Given the tough economic environment, it’s no surprise that many employers are making hard-nosed decisions about compensation and benefits. And while raises and promotions are becoming increasingly rare, employee workloads continue to grow. The result? Waning employee loyalty, increased turnover, and lowered productivity and morale, according to a recent Knowledge@Wharton article.
Meanwhile, managers find themselves in a bind. If the company has frozen wage increases and cut back on benefits, what tools do employers have to motivate their workers and boost morale? After all, work still needs to get done — and done well.
According to Wharton management experts, there are things that good managers can do during difficult economic times to keep their employees positively engaged in work. They cost nothing, and may help companies retain the talent they will need once the economy turns around.
1. Create ‘Intrinsic Motivators’
During a recession, when financial resources are particularly tight, “it can be quite powerful to focus greater attention on building more autonomy, mastery and purpose into employees’ jobs,” says Wharton management professor Adam Grant, who notes that author Daniel Pink summarizes these “major intrinsic motivators” in his book Drive. “Autonomy involves inviting employees to make choices about what projects to work on — or at least how, when, where and with whom to complete them. Mastery involves creating more opportunities for developing knowledge, skills and expertise.
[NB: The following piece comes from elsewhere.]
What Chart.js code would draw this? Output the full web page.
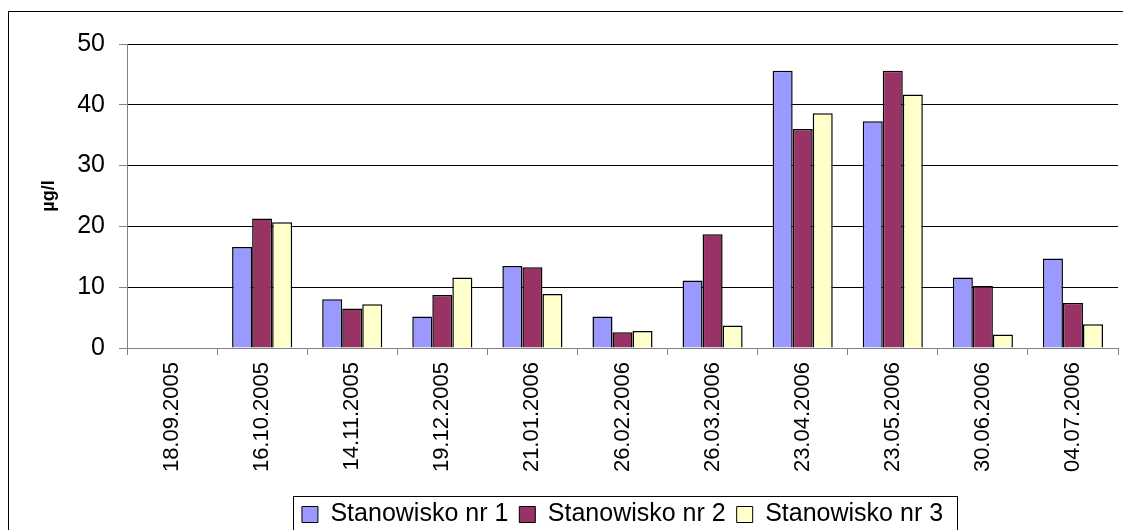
<!DOCTYPE html>
<html>
<head>
<meta charset="utf-8">
<script src="https://cdn.jsdelivr.net/npm/chart.js@4"></script>
<style>
    html, body { margin: 0; padding: 0; background: #fff; }
    #wrap { width: 1123px; height: 530px; }
</style>
</head>
<body>
<div id="wrap"><canvas id="chart"></canvas></div>
<script>
// dates of sampling
const dates = ['18.09.2005', '16.10.2005', '14.11.2005', '19.12.2005', '21.01.2006', '26.02.2006',
    '26.03.2006', '23.04.2006', '23.05.2006', '30.06.2006', '04.07.2006'];

// values in µg/l
const site1 = [null, 16.6, 8.0, 5.2, 13.5, 5.2, 11.1, 45.6, 37.3, 11.6, 14.7];
const site2 = [null, 21.3, 6.5, 8.7, 13.3, 2.6, 18.7, 36.0, 45.6, 10.2, 7.4];
const site3 = [null, 20.7, 7.2, 11.6, 8.9, 2.8, 3.7, 38.6, 41.7, 2.2, 3.9];

const seriesNames = ['Stanowisko nr 1', 'Stanowisko nr 2', 'Stanowisko nr 3'];
const yTicks = [0, 10, 20, 30, 40, 50];

const FONT = "'Liberation Sans', Arial, sans-serif";

// outer frame + frame round the legend
const framePlugin = {
    id: 'frames',
    afterDraw(chart) {
        const ctx = chart.ctx;
        ctx.save();
        ctx.strokeStyle = '#000';
        ctx.lineWidth = 1;
        ctx.strokeRect(8.5, 11.5, 1300, 700);

        const boxes = chart.legend.legendHitBoxes;
        if (boxes && boxes.length) {
            const first = boxes[0];
            const last = boxes[boxes.length - 1];
            const l = Math.round(first.left - 9) + 0.5;
            const r = Math.round(last.left + last.width + 14) + 0.5;
            const t = Math.round(first.top - 6) + 0.5;
            ctx.strokeStyle = '#000';
            ctx.strokeRect(l, t, r - l, 100);
        }
        ctx.restore();
    }
};

const ctx = document.getElementById('chart');
new Chart(ctx, {
    type: 'bar',
    data: {
        labels: dates,
        datasets: [
            { label: seriesNames[0], data: site1, backgroundColor: '#9999FF' },
            { label: seriesNames[1], data: site2, backgroundColor: '#993366' },
            { label: seriesNames[2], data: site3, backgroundColor: '#FFFFCC' }
        ].map(ds => Object.assign(ds, {
            borderColor: '#000',
            borderWidth: 1.5,
            barPercentage: 1,
            categoryPercentage: 0.667
        }))
    },
    options: {
        responsive: true,
        maintainAspectRatio: false,
        animation: false,
        layout: { padding: { left: 0, right: 5, top: 44, bottom: -7 } },
        plugins: {
            tooltip: { enabled: false },
            legend: {
                position: 'bottom',
                fullSize: false,
                labels: {
                    color: '#000',
                    font: { family: FONT, size: 25 },
                    boxWidth: 16,
                    boxHeight: 16,
                    padding: 11,
                    generateLabels(chart) {
                        return chart.data.datasets.map((ds, i) => ({
                            text: ds.label,
                            fillStyle: ds.backgroundColor,
                            strokeStyle: '#000',
                            lineWidth: 1,
                            datasetIndex: i
                        }));
                    }
                }
            }
        },
        scales: {
            x: {
                grid: {
                    display: true,
                    drawOnChartArea: false,
                    drawTicks: true,
                    tickLength: 7,
                    color: '#808080'
                },
                border: { color: '#808080', width: 1 },
                ticks: {
                    color: '#000',
                    font: { family: FONT, size: 22 },
                    minRotation: 90,
                    maxRotation: 90,
                    padding: 7,
                    autoSkip: false
                },
                afterFit(scale) { scale.height = 143; }
            },
            y: {
                min: 0,
                max: 50,
                afterBuildTicks(scale) { scale.ticks = yTicks.map(v => ({ value: v })); },
                grid: {
                    color: '#000',
                    lineWidth: 1,
                    tickLength: 8,
                    tickColor: '#808080'
                },
                border: { color: '#808080', width: 1 },
                ticks: {
                    color: '#000',
                    font: { family: FONT, size: 25 },
                    padding: 14
                },
                title: {
                    display: true,
                    text: 'µg/l',
                    color: '#000',
                    font: { family: FONT, size: 18, weight: 'bold' },
                    padding: { top: 38, bottom: 0 }
                },
                afterFit(scale) { scale.width = 127; }
            }
        }
    },
    plugins: [framePlugin]
});
</script>
</body>
</html>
And purpose involves helping employees see how their work benefits others or contributes to a greater good.” (Grant has done extensive research on how a sense of purpose impacts employee performance. See: “Putting a Face to a Name: The Art of Motivating Employees.”)
2. Try a Tournament
According to Grant, certain practices pack a punch in terms of fostering the intrinsic motivators he cites above. One of them is holding a company-wide innovation tournament. “Recessions often elicit a threat-rigidity response, where employees focus their attention narrowly on protecting their jobs,” he notes. “Innovation tournaments can be a powerful way to break out of this threat rigidity and encourage a broader focus on creative ideas.” When innovation tournaments are well-designed, he says, they provide employees “with autonomy in selecting the ideas that they want to develop and the colleagues with whom they want to collaborate; opportunities for mastery in building and developing their knowledge; and purpose in helping the company weather a storm or designing new products and services that benefit end users.”
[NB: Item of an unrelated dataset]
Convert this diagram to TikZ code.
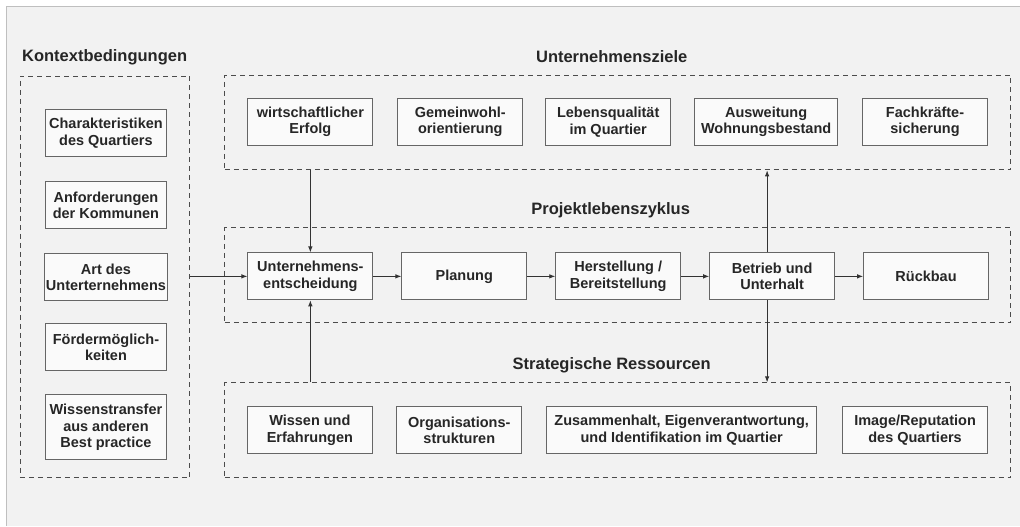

3. Watch for ‘Emotional Contagion’
And while employers can focus on finding functional ways to build workers’ morale, they need to remain aware of less obvious forces that can still drag them down. According to Wharton management professor Sigal Barsade, one of the most common threats during difficult times — and perhaps the most subtle — is “emotional contagion.”
Emotional contagion happens when co-workers “catch other people’s emotions through subconscious mimicry” and think that the emotions are their own, Barsade says. If one colleague becomes worried that the organization is having trouble, or if he or she expresses general fear, anger and anxiety about the economy at work, the mood can quickly spread. “Because employees’ moods can be as powerful an influence on performance as their words and deeds, the possibility for negative emotional contagion needs to be taken seriously, and managers need to be particularly vigilant in making sure this negative emotional contagion doesn’t spread.”
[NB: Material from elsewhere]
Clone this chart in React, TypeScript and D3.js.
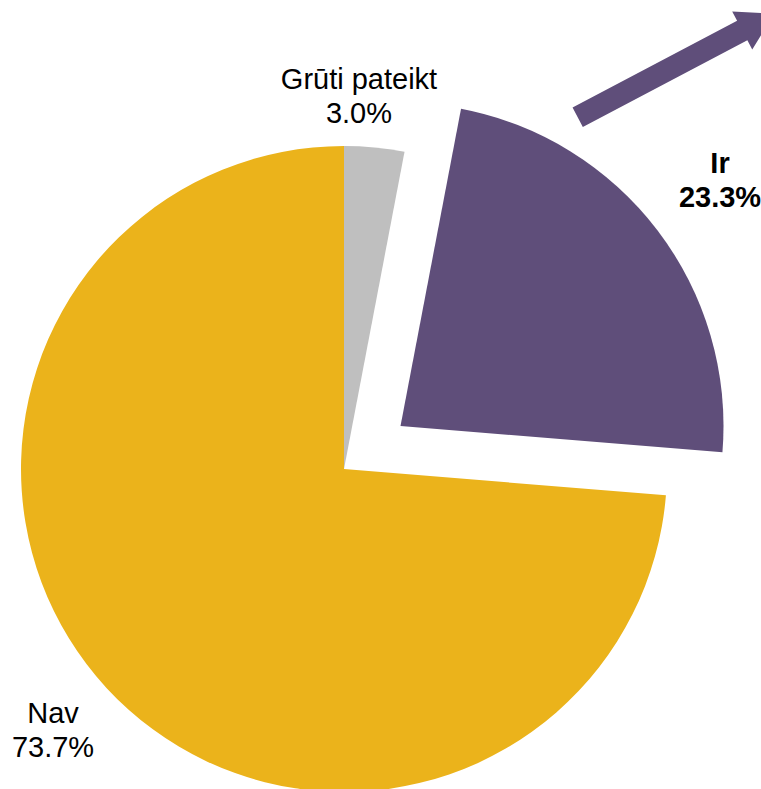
import React from "react";
import * as d3 from "d3";

const categories = ["Grūti pateikt", "Ir", "Nav"];
const values = [3.0, 23.3, 73.7];
const valueLabels = ["3.0%", "23.3%", "73.7%"];
const colors = ["#BFBFBF", "#5F4E7A", "#EBB31B"];
const boldLabel = [false, true, false];
const exploded = [false, true, false];

const W = 761;
const H = 789;
const CX = 344;
const CY = 469;
const R = 323;
const EXPLODE = 71;
// label anchor (center x, first baseline y)
const labelPos: [number, number][] = [
  [359, 89],
  [720, 173],
  [53, 723],
];
const LINE = 34;

function arrowPath(): string {
  const tail: [number, number] = [577.7, 117.3];
  const ang = (-27.8 * Math.PI) / 180;
  const dir = [Math.cos(ang), Math.sin(ang)];
  const perp = [-dir[1], dir[0]];
  const bodyLen = 186;
  const bodyW = 22;
  const headW = 43;
  const headL = 36;
  const p = (t: number, s: number): [number, number] => [
    tail[0] + dir[0] * t + perp[0] * s,
    tail[1] + dir[1] * t + perp[1] * s,
  ];
  const pts = [
    p(0, -bodyW / 2),
    p(bodyLen, -bodyW / 2),
    p(bodyLen, -headW / 2),
    p(bodyLen + headL, 0),
    p(bodyLen, headW / 2),
    p(bodyLen, bodyW / 2),
    p(0, bodyW / 2),
  ];
  return d3.line()(pts) + "Z";
}

export default function App() {
  const pie = d3
    .pie<number>()
    .sort(null)
    .startAngle(0)
    .endAngle(2 * Math.PI)
    .value((d) => d);
  const arcs = pie(values);
  const arc = d3.arc<d3.PieArcDatum<number>>().innerRadius(0).outerRadius(R);

  return (
    <svg
      width={W}
      height={H}
      style={{ position: "absolute", left: 0, top: 0, background: "#fff" }}
      fontFamily="Arial, 'Liberation Sans', sans-serif"
    >
      <g transform={`translate(${CX},${CY})`}>
        {arcs.map((a, i) => {
          const mid = (a.startAngle + a.endAngle) / 2;
          const dx = exploded[i] ? Math.sin(mid) * EXPLODE : 0;
          const dy = exploded[i] ? -Math.cos(mid) * EXPLODE : 0;
          return (
            <path
              key={categories[i]}
              d={arc(a) || ""}
              fill={colors[i]}
              transform={`translate(${dx},${dy})`}
            />
          );
        })}
      </g>
      <path d={arrowPath()} fill={colors[1]} />
      {categories.map((c, i) => (
        <text
          key={c}
          x={labelPos[i][0]}
          y={labelPos[i][1]}
          textAnchor="middle"
          fontSize={29}
          fontWeight={boldLabel[i] ? "bold" : "normal"}
          fill="#000"
        >
          <tspan x={labelPos[i][0]}>{c}</tspan>
          <tspan x={labelPos[i][0]} dy={LINE}>
            {valueLabels[i]}
          </tspan>
        </text>
      ))}
    </svg>
  );
}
How? Barsade suggests that managers can start by addressing a negative person directly. “People often don’t realize how negatively they are being perceived, or how their negative emotions are influencing others in their work environment.” If an employee is intentionally negative, determining and discussing the source of the negativity can be helpful. (In some cases, Barsade notes, negativity is a legitimate reaction to circumstances.) If these steps don’t work, she says, managers need to move to “the non-verbal domain. That is, avoid sharing your gaze more than necessary in meetings with negative people.”
The best insurance against emotional contagion, Barsade adds, is to “create an environment in which positive emotions are not only allowed but encouraged. Having an emotional culture that makes it clear that destructive negative emotions will not be accepted gives employees the power to understand what the organization expects of them.”